The data for the study are shown in the input screen in Figure 1.
When the data is submitted, it is analyzed and the results of those analyses are displayed. The first result set to display is the Table summary, shown in Figure 2.
The table summary displays, in tabular form, the input data along with other columns indicating the predicted Y value for the observed X value, the difference between the predicted and observed Y values, and the lower and upper confidence intervals for the predicted Y value.
Figure 3 shows three higher-level summaries of the data that come after the table summary.
The Analysis of variance table shows how the variance of the Y scores is partitioned into two main sources of variance -- the variance accounted for by the model (see the Model row) and the variance unaccounted for (see the Error row). A large F value tells you that the linear model captures most of the variance in your Y measurements. This table becomes even more useful in Multiple Regression contexts in which each independent variable has a row in the table.
The Parameter estimates table shows the estimated Y Intercept and Slope. Each row includes a T value and the probability of observing a T value that extreme (see the Prob > T column). The Prob > T for the Slope can be used to reject a linear model.
If the probability of the T value is greater then 0.05, or some similarly low probability, then you can reject the null hypothesis because a value that extreme has a low likelihood of being observed by chance. Otherwise you must retain the null hypothesis.
In the fire damage study, the probability of obtaining a T value of 12.57 by chance is less than 0.00000. This means that a linear model is a useful predictor of Y values (better than the mean of the Y values) for the range of X values observed in the study.

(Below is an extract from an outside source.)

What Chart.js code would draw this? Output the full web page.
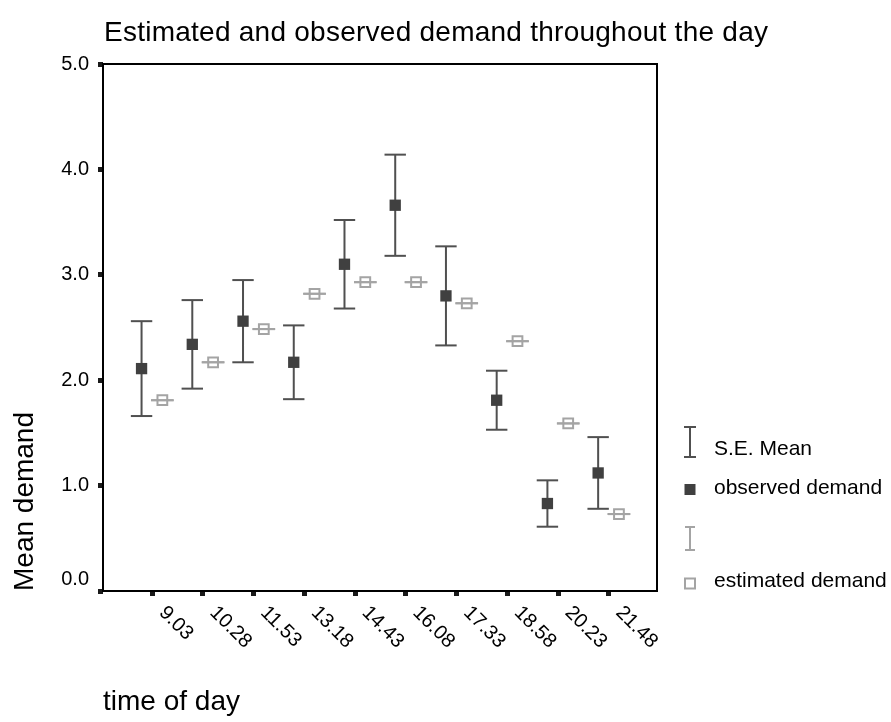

The final report displays correlation coefficients or R values. They can be used to assess how well your linear model fits the data. High R values indicate a good fit.
Each summary report provides answers to different analytic questions that you might have about the relationship of your linear model to the data. Consult textbooks by Hamilton, Neter, or Pedhauzeur for more advanced treatment of regression analysis (see Resources).
The final report elements to display are the scatter and line plots of the data, as seen in Figure 4.
Most people are familiar with interpreting line graphs such as the top graphic in this series, so I won't comment except to say that the JPGraph library produces high-quality scientific plots for the Web. It also does the right thing when you feed in your scatter and line data.
The second plot relates residuals (Observed Y, Predicted Y) to your predicted Y scores. This is an example of a graph used by proponents of Exploratory Data Analysis (EDA) to help maximize the analyst's ability to detect and understand patterns in data. This graph can be used by the trained eye to answer questions about:
- Potential outliers or overly influential cases
- Possible curvilinear relation (use Transformation?)
- Non-normal residual distribution
- Non-constant error variance or heteroscedasticity
This data-exploration tool could easily be extended to generate more types of graphs -- histograms, box plots, quartile plots -- that are standard EDA tools.